L'image est forte et elle ne passe pas inaperçue. En tout cas, pas pour l'observateur averti des différents évènements qui jalonnent le décès brusque et brutal de l'artiste Arafat Dj le 12 août 2019, jusqu'à son inhumation grandiose le samedi 31 août dernier.
On y voit le tout puissant ministre ivoirien de la Défense, Hamed Bakayoko, au Garde à vous (posture immobile d'un militaire pour écouter un avis ou un commandement hiérarchique à exécuter). Le ministre est face à la chapelle ardente de son '' fils '' DJ Arafat. Une photo de l'artiste, arborant une tenue de commandant militaire y trône majestueusement. « Papa Hamed Bakayoko », comme l'appelait affectueusement son fils '' Yorobo '' est dans cette position pour saluer sa mémoire. Mais on aurait dit que le '' Daishikan '', le grand prêtre, donnait des instructions ou transmettait des messages au ministre. Toute une symbolique qu'il convient cependant de décrypter et ressortir tous ces messages que l'artiste envoie à travers sa mort inattendue.
Il est en effet de notoriété que Dj Arafat était le porte-voix, le repère de toute cette jeunesse livrée à elle-même dans les rues, frappée par le chômage ou le manque d'emplois, menacée par la drogue, la prostitution, la pédophilie, la migration clandestine, si les difficultés de la vie ne la transforment pas en '' microbes '', braqueurs, coupeurs de route ou encore en brouteurs. Une jeunesse rejetée par le système, qui ne croit plus en l'avenir et, par conséquent, qui vit à fond les instants présents sans penser au lendemain. Cette jeunesse dont la situation s'aggrave avec le coup d’État de 2002, vite mué en rébellion, et qui ne s'est pas améliorée avec les nombreuses années de crises que le pays a traversées.
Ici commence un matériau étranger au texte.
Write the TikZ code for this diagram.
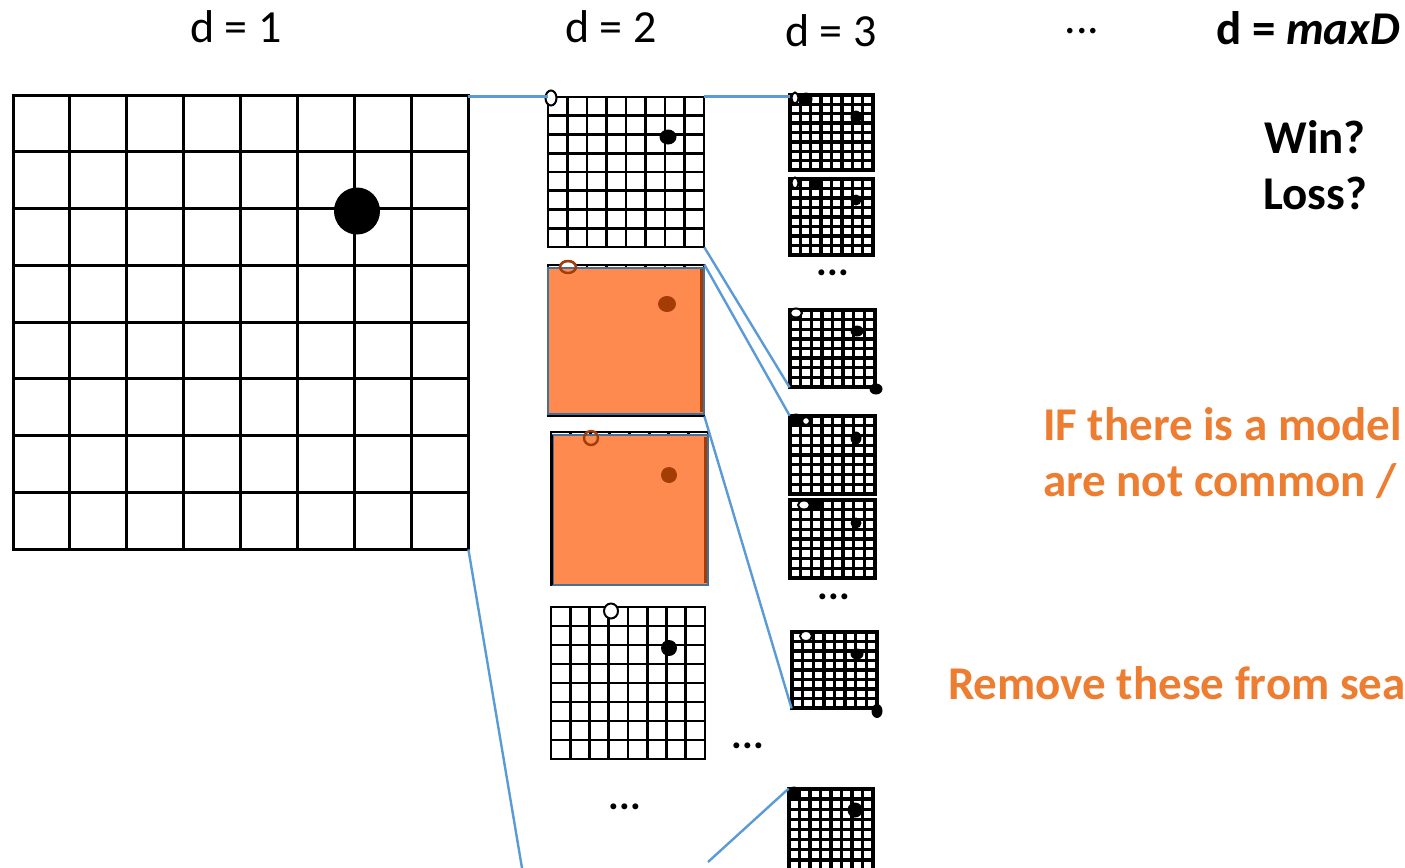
\documentclass[tikz,border=0pt]{standalone}
\usepackage{fontspec}
\setmainfont{Carlito}
\usetikzlibrary{fit}

\definecolor{linkblue}{HTML}{5B9BD5}
\definecolor{edgeblue}{HTML}{41719C}
\definecolor{prunefill}{HTML}{FF8A50}
\definecolor{prunestone}{HTML}{A33C05}
\definecolor{noteorange}{HTML}{ED7D31}

% one go board: name, left, top, right, bottom, line width
\newcommand{\goboard}[6]{%
  \coordinate (#1-nw) at (#2,#3);
  \coordinate (#1-se) at (#4,#5);
  \foreach \k in {0,...,8}{
    \draw[line width=#6,line cap=rect] ({#2+\k*(#4-#2)/8},#3) -- ({#2+\k*(#4-#2)/8},#5);
    \draw[line width=#6,line cap=rect] (#2,{#3+\k*(#5-#3)/8}) -- (#4,{#3+\k*(#5-#3)/8});
  }
  \node[inner sep=0pt,fit=(#1-nw)(#1-se)] (#1) {};
}
% stones: x, y, x radius, y radius
\newcommand{\bstone}[4]{\fill (#1,#2) ellipse [x radius=#3,y radius=#4];}
\newcommand{\wstone}[4]{\filldraw[fill=white,line width=1pt] (#1,#2) ellipse [x radius=#3,y radius=#4];}

\tikzset{
  link/.style={draw=linkblue,line width=1.2pt},
  depth/.style={font=\fontsize{23}{27}\selectfont},
  note/.style={font=\fontsize{23.5}{28}\selectfont\bfseries},
  dots/.style={font=\fontsize{20}{24}\selectfont\bfseries},
  pruned/.style={fill=prunefill,draw=edgeblue,line width=1pt}
}

\begin{document}
\begin{tikzpicture}[x=0.5pt,y=-0.5pt]
  \useasboundingbox (0,0) rectangle (1405,868);

  % depth labels
  \node[depth] (d1) at (236,27) {d = 1};
  \node[depth] (d2) at (611,27) {d = 2};
  \node[depth] (d3) at (831,31) {d = 3};
  \node[depth] (dmid) at (1082,31) {...};
  \node[note] (dmax) at (1308,28) {d = \textit{maxD}};
  \node[note,align=center] (result) at (1315,165) {Win?\\Loss?};

  % d = 1
  \goboard{b1}{13}{95}{468}{549}{1.5pt}
  \bstone{357}{211}{23}{23.5}

  % d = 2
  \goboard{b2a}{548}{97}{704}{247}{1.4pt}
  \wstone{551}{98}{5.5}{7.5}
  \bstone{668}{137}{8.5}{7.5}

  \goboard{b2b}{548}{265}{704}{416}{1.4pt}
  \wstone{568}{267}{8}{6}
  \filldraw[pruned] (548,268) rectangle (704,414);
  \draw[prunestone,line width=1.5pt] (701,269) -- (701,412);
  \draw[prunestone,line width=1.2pt] (568,267) ellipse [x radius=8,y radius=6];
  \fill[prunestone] (667,304) ellipse [x radius=9,y radius=8];

  \goboard{b2c}{551}{432}{708}{585}{1.4pt}
  \filldraw[pruned] (553,435) rectangle (708,585);
  \draw[line width=1.5pt] (551,435) -- (551,585);
  \draw[prunestone,line width=1.5pt] (705,437) -- (705,583);
  \draw[prunestone,line width=1.2pt] (591,438) ellipse [x radius=7,y radius=7];
  \fill[prunestone] (669,475) ellipse [x radius=8,y radius=8];

  \goboard{b2d}{551}{607}{705}{759}{1.4pt}
  \wstone{611}{611}{7}{7.5}
  \bstone{669}{648}{8}{8}

  \node[dots] (more2a) at (748,746) {...};
  \node[dots] (more2b) at (625,807) {...};

  % d = 3
  \goboard{b3a}{790}{95}{873}{170}{1.7pt}
  \wstone{795}{98}{3.5}{5.5}
  \bstone{806}{99}{6.5}{6.5}
  \bstone{856}{117}{5.5}{6.5}

  \goboard{b3b}{790}{179}{873}{255}{1.7pt}
  \wstone{795}{183}{3.5}{5.5}
  \bstone{816}{183}{6}{6}
  \bstone{856}{200}{5.5}{5.5}

  \node[dots] (more3a) at (833,273) {...};

  \goboard{b3c}{790}{310}{875}{387}{1.7pt}
  \wstone{796}{313}{6}{4.5}
  \bstone{857}{331}{6.5}{5.5}
  \bstone{876}{389}{6.5}{5.5}

  \goboard{b3d}{790}{416}{875}{494}{1.7pt}
  \bstone{796}{420}{6.5}{6.5}
  \wstone{806}{421}{4}{4}
  \bstone{856}{438}{5.5}{6.5}

  \goboard{b3e}{790}{500}{875}{578}{1.7pt}
  \wstone{804}{505}{6}{4.5}
  \bstone{817}{505}{5.5}{5}
  \bstone{856}{523}{5.5}{5.5}

  \node[dots] (more3b) at (834,597) {...};

  \goboard{b3f}{792}{632}{877}{708}{1.7pt}
  \wstone{806}{636}{6}{5}
  \bstone{857}{654}{6.5}{5.5}
  \bstone{877}{711}{5.5}{7}

  \goboard{b3g}{789}{789}{873}{870}{1.7pt}
  \bstone{794}{793}{6.5}{6.5}
  \bstone{855}{810}{7.5}{7.5}

  % links between positions
  \coordinate (cut1) at (522,868);
  \coordinate (cut2) at (708,862);
  \draw[link] (b1.north east |- b2a.north west) -- (b2a.north west);
  \draw[link] (b2a.north east) -- (b2a.north east -| b3a.north west);
  \draw[link] (b2a.south east) -- (b3c.south west);
  \draw[link] (b2b.north east) -- (b3d.north west);
  \draw[link] (b2b.south east) -- (b3f.south west);
  \draw[link] (b1.south east) -- (cut1);
  \draw[link] (cut2) -- (b3g.north west);

  % notes
  \node[note,text=noteorange,align=left,anchor=west] (ifmodel) at (1036,453)
    {IF there is a model\\are not common /};
  \node[note,text=noteorange,anchor=west] (remove) at (941,683)
    {Remove these from sea};
\end{tikzpicture}
\end{document}
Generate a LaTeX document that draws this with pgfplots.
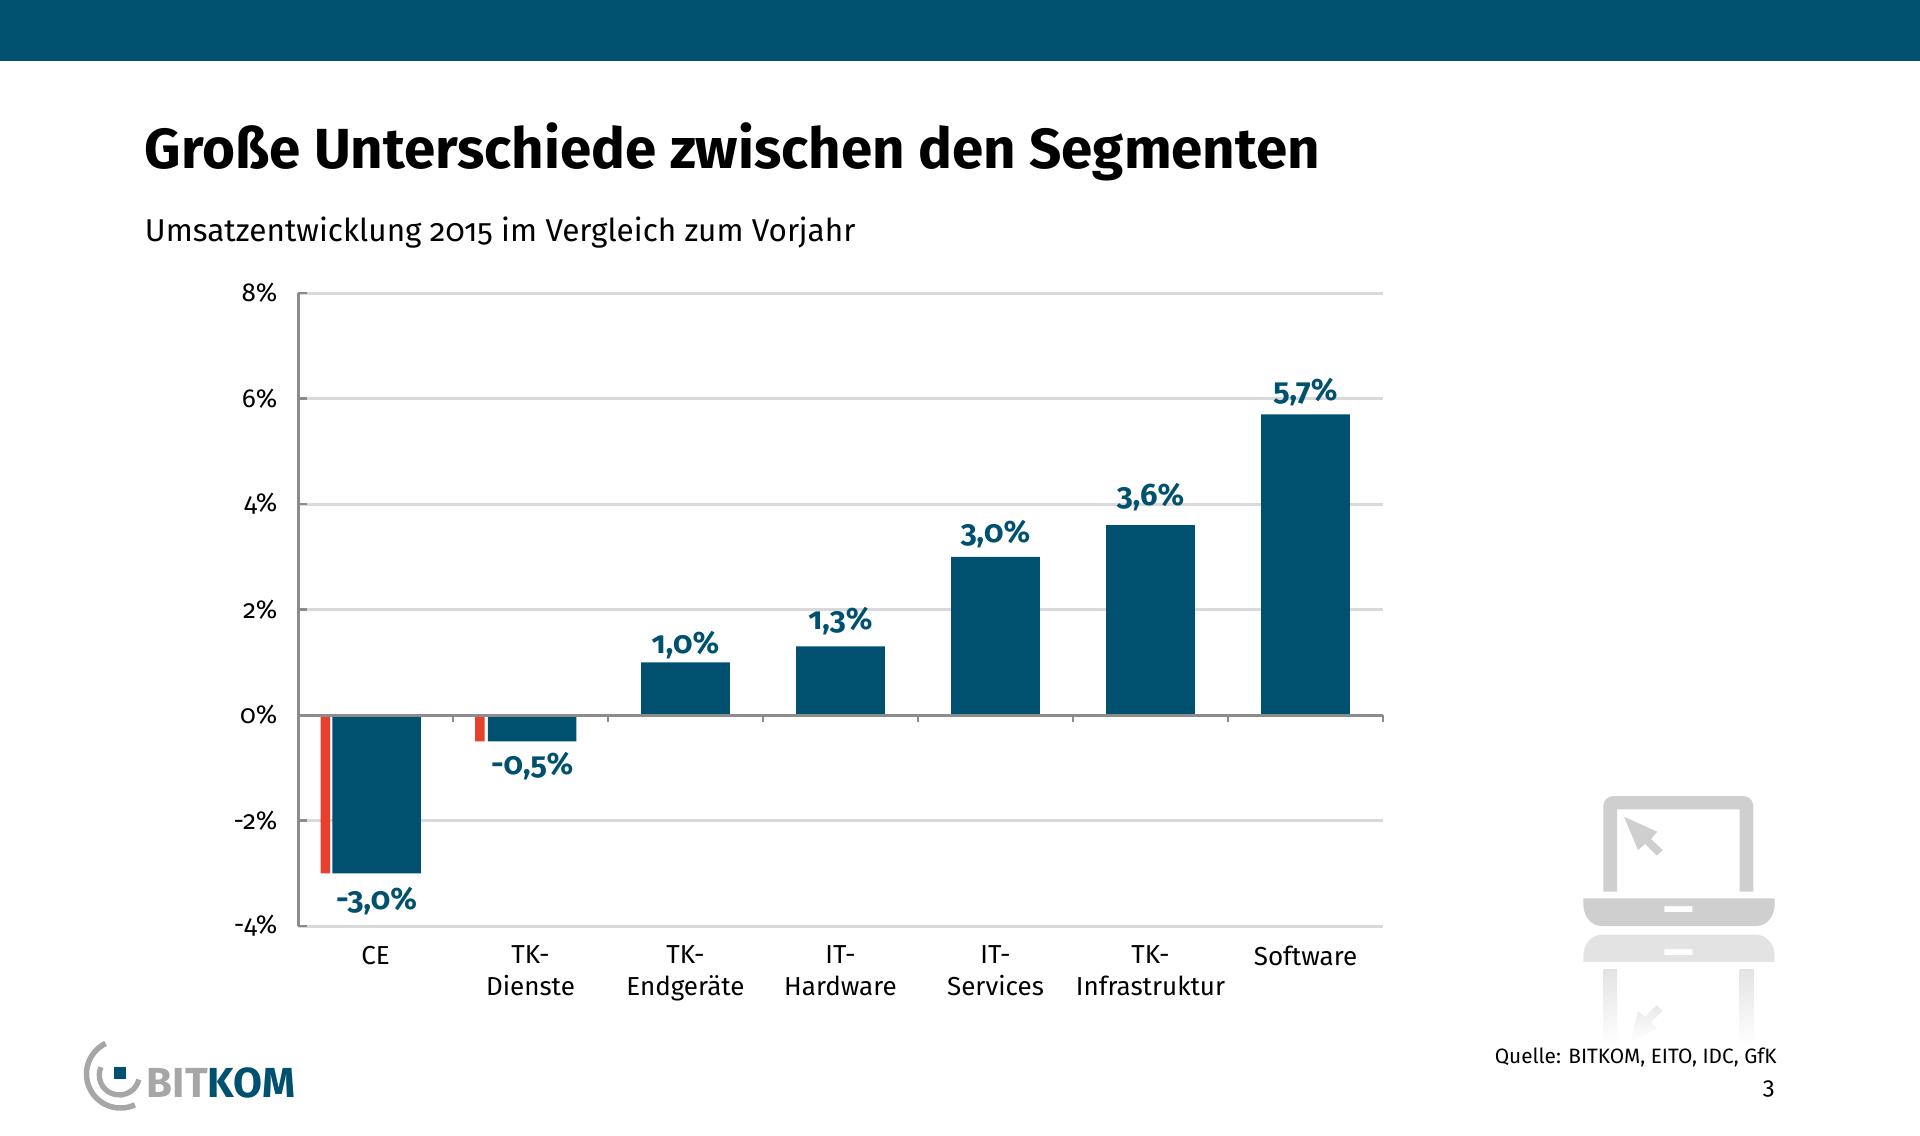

Cette jeunesse coupée de son avenir, décalée dans la société, avait trouvé en lui un modèle, une consolation, une sorte de catharsis contre toute l'amertume que les problèmes du quotidien lui ont fait avaler.
Dj Arafat était-il cependant le bon modèle ou le mauvais exemple ? Le débat n'est pas épuisé. Mais en définitive, il faut le dire, il est le symbole du self made man. Celui qui se retrouve seul dans un monde sans pitié, et qui doit se battre par ses propres moyens, bons ou mauvais, pour réussir. Dieu sait si la rue ivoirienne compte ce genre de jeunes qui éditent leur propre code et leur propre norme.
Il est aussi le reflet de l'échec des autorités étatiques à garantir un avenir à la jeunesse. Sa mort est donc un message aux gouvernants, ceux qui ont la responsabilité de diriger la société afin qu'ils mettent la jeunesse au cœur de toutes leurs actions, et que le désespoir ne l'expose plus aux fléaux que nous déplorons dans la société. Il est en effet des situations dramatiques qui éclairent mieux sur des drames plus graves.
En plus de la mort d'Arafat, la profanation de sa tombe et les actes de vandalisme qui ont suivi, sont des signes que la société ivoirienne va mal. Très mal. Il faut juste l'admettre et y faire face de façon rigoureuse. En la matière, la création d'emplois, l'égalité des chances à l'éducation et la formation, l'accès aux soins de santé, la prise en charge de ces enfants dits de la rue, ces gnambros, ces microbes ne doivent plus être des slogans, mais des réalités. Quand la rue éduque un enfant, il n'écoute que la rue. En mourant dans la fleur de l'âge (33 ans), Arafat transmet ce message à son '' père '' le ministre Hambak et à l'ensemble du gouvernement, afin qu'ils veillent à l'édification d'une nation en laquelle les jeunes croient.
Arafat envoie également un message aux parents. Sa mort dévoile surtout leur responsabilité première dans l'éducation de leurs enfants jusqu'à l'âge de la majorité. Quand on voit le nombre de jeunes, voire des enfants qui traînent dans les rues à Abidjan, à demander de l'argent aux passants, des filles mineures qui longent certaines artères de la capitale à vendre leurs charmes et proposer des services sexuels, on se demande qui sont leurs parents et que font-ils ? Il est donc temps d'ouvrir les yeux et que chacun assume ses responsabilités. C'est ce que semblent nous dire Arafat Dj et ses milliers de '' Chinois ''. A défaut, on assistera à une dramatique inversion des normes et une décadence de la société.